One of my favorite ways to find inspiration is visiting the used book section of thrift stores. Among shelves packed with old books, I've found some true gems - Nature in Design, Surface and Structure: Contemporary Japanese Textiles, The Living Planet... just to name a few of my favorites. These books come packed with beautiful photographs that make the perfect content to pull inspiration from, and the best part is they're usually less than a dollar.
My work is created with a mixture of thread, ink, acrylic and watercolor on a cradled birch wood panel surface. Sometimes I'll work strictly with wet media to create the abstract painting beneath my threads, but other times I'll introduce another layer to the surface of my panel before picking up my paints. Tearing pages from my collection of books, I construct a collage with pieces of found media that catch my eye - fragments of lush forests, aerials of oceans, rocky cliffs and looming mountains.

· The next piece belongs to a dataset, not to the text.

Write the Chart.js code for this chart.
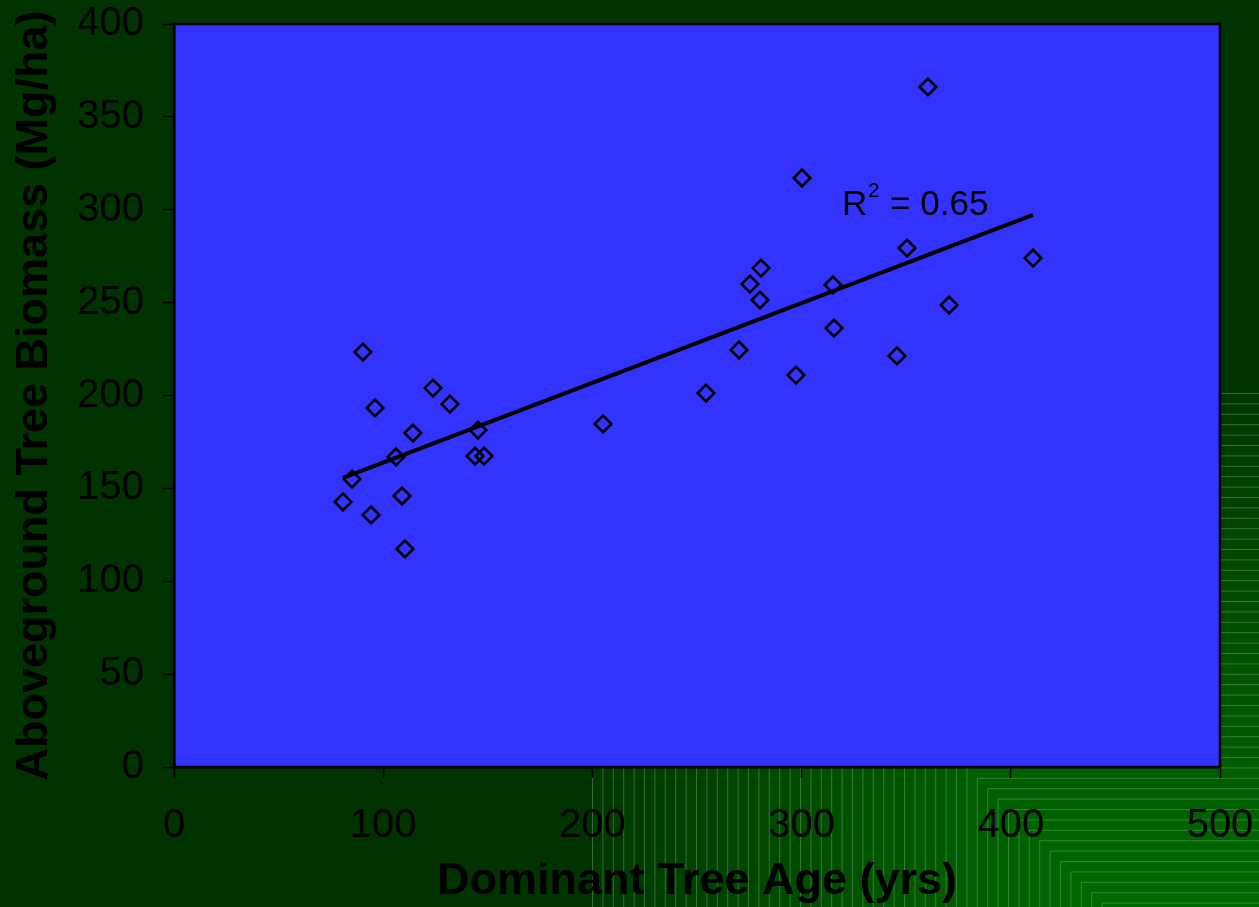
<!DOCTYPE html>
<html>
<head>
<meta charset="utf-8">
<script src="https://cdn.jsdelivr.net/npm/chart.js@4/dist/chart.umd.min.js"></script>
<style>
  html, body { margin: 0; padding: 0; background: #003300; }
  #wrap { width: 1259px; height: 907px; }
</style>
</head>
<body>
<div id="wrap"><canvas id="myChart" width="1259" height="907"></canvas></div>
<script>
// values
const ages = [80.8, 85.1, 90.3, 94.2, 96.1, 106.1, 109.0, 110.4, 114.2, 123.8, 131.9, 143.9, 145.3, 148.2,
	205.1, 254.3, 270.1, 275.3, 280.6, 280.1, 297.3, 300.2, 315.0, 315.5, 345.6, 350.4, 360.4, 370.5, 410.6];
const biomass = [142.7, 155.0, 223.4, 135.7, 193.3, 166.9, 145.9, 117.4, 179.8, 204.0, 195.4, 167.4, 181.4, 167.4,
	184.7, 201.3, 224.5, 260.0, 268.6, 251.4, 211.0, 317.1, 259.5, 236.3, 221.3, 279.4, 366.1, 248.7, 274.0];
const trendX = [80.8, 410.6];
const trendY = [155.7, 297.2];
const xTicks = [0, 100, 200, 300, 400, 500];
const yTicks = [0, 50, 100, 150, 200, 250, 300, 350, 400];
const r2Label = ["R", "2", " = 0.65"];
const r2Pos = [319.3, 297.2];

const FONT = "'Liberation Sans', Arial, sans-serif";

const backdrop = {
	id: "backdrop",
	beforeDraw(chart) {
		const ctx = chart.ctx;
		const W = chart.width, H = chart.height;
		ctx.save();
		ctx.fillStyle = "#003300";
		ctx.fillRect(0, 0, W, H);
		// stepped corner gradient at the lower right
		const steps = 50;
		for (let i = 0; i < steps; i++) {
			const x0 = 592 + i * 10.4;
			const y0 = 393 + i * 10.4;
			if (y0 >= H) break;
			const g = Math.round(56 + (i / (steps - 1)) * 50);
			ctx.fillStyle = "rgb(0," + g + ",0)";
			ctx.fillRect(x0, y0, W - x0, H - y0);
			ctx.strokeStyle = "rgba(130,190,130,0.4)";
			ctx.lineWidth = 1;
			ctx.beginPath();
			ctx.moveTo(W, y0 + 0.5);
			ctx.lineTo(x0 + 0.5, y0 + 0.5);
			ctx.lineTo(x0 + 0.5, H);
			ctx.stroke();
		}
		const a = chart.chartArea;
		ctx.fillStyle = "#3333ff";
		ctx.fillRect(a.left, a.top, a.right - a.left, a.bottom - a.top);
		ctx.restore();
	},
	afterDraw(chart) {
		const ctx = chart.ctx;
		const a = chart.chartArea;
		ctx.save();
		ctx.strokeStyle = "#000";
		ctx.lineWidth = 2.5;
		ctx.strokeRect(a.left, a.top, a.right - a.left, a.bottom - a.top);
		const x = chart.scales.x.getPixelForValue(r2Pos[0]);
		const y = chart.scales.y.getPixelForValue(r2Pos[1]);
		ctx.fillStyle = "#000";
		ctx.textBaseline = "alphabetic";
		ctx.textAlign = "left";
		ctx.font = "35px " + FONT;
		ctx.fillText(r2Label[0], x, y);
		const rw = ctx.measureText(r2Label[0]).width;
		ctx.font = "20px " + FONT;
		ctx.fillText(r2Label[1], x + rw + 1, y - 18);
		const sw = ctx.measureText(r2Label[1]).width;
		ctx.font = "35px " + FONT;
		ctx.fillText(r2Label[2], x + rw + sw + 2, y);
		ctx.restore();
	}
};

const ctx = document.getElementById("myChart").getContext("2d");
const myChart = new Chart(ctx, {
	type: "scatter",
	data: {
		datasets: [
			{
				type: "line",
				label: "trend",
				data: trendX.map((v, i) => ({ x: v, y: trendY[i] })),
				borderColor: "#000",
				borderWidth: 4,
				pointRadius: 0,
				fill: false,
			},
			{
				label: "biomass",
				data: ages.map((v, i) => ({ x: v, y: biomass[i] })),
				pointStyle: "rectRot",
				pointRadius: 8.3,
				pointBorderWidth: 2.6,
				pointBorderColor: "#000",
				pointBackgroundColor: "rgba(0,0,0,0)",
			},
		],
	},
	plugins: [backdrop],
	options: {
		responsive: false,
		animation: false,
		layout: { padding: { top: 24, right: 39, left: 0, bottom: 0 } },
		plugins: { legend: { display: false }, tooltip: { enabled: false } },
		scales: {
			x: {
				type: "linear",
				min: 0,
				max: 500,
				afterBuildTicks(scale) { scale.ticks = xTicks.map(v => ({ value: v })); },
				afterFit(scale) {
					scale.height = 140;
					scale.paddingLeft = 0; scale.paddingRight = 0;
					scale.paddingTop = 0; scale.paddingBottom = 0;
				},
				ticks: { color: "#000", font: { family: FONT, size: 40 }, padding: 24, maxRotation: 0 },
				grid: { drawOnChartArea: false, drawTicks: true, tickLength: 11, tickColor: "#000", tickWidth: 1.5 },
				border: { display: true, color: "#000", width: 2.5 },
				title: { display: true, text: "Dominant Tree Age (yrs)", color: "#000",
					font: { family: FONT, size: 45, weight: "bold" }, padding: { top: 0, bottom: -2 } },
			},
			y: {
				type: "linear",
				min: 0,
				max: 400,
				afterBuildTicks(scale) { scale.ticks = yTicks.map(v => ({ value: v })); },
				afterFit(scale) {
					scale.width = 174;
					scale.paddingLeft = 0; scale.paddingRight = 0;
					scale.paddingTop = 0; scale.paddingBottom = 0;
				},
				ticks: { color: "#000", font: { family: FONT, size: 40 }, padding: 19 },
				grid: { drawOnChartArea: false, drawTicks: true, tickLength: 11, tickColor: "#000", tickWidth: 1.5 },
				border: { display: true, color: "#000", width: 2.5 },
				title: { display: true, text: "Aboveground Tree Biomass (Mg/ha)", color: "#000",
					font: { family: FONT, size: 45, weight: "bold" }, padding: { top: 8, bottom: 8 } },
			},
		},
	},
});
</script>
</body>
</html>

These various bits and pieces of the natural world come together to build one landscape on my surface.
After sanding down the collage, I apply a thin layer of white acrylic, masking it entirely. Once it dries, I sand it down once more, rubbing away at what I have covered up. It's a give and take. The translucent layer of white combined with sanding allows some of the original color and form to reappear on my surface. When I pick up my inks, this history of mark informs the colors I introduce to my panel as I explore which fragments of media to pull inspiration from. It's a process of masking and revealing, of building up and breaking down, observing the world that lies within my panel and constructing a version of my own.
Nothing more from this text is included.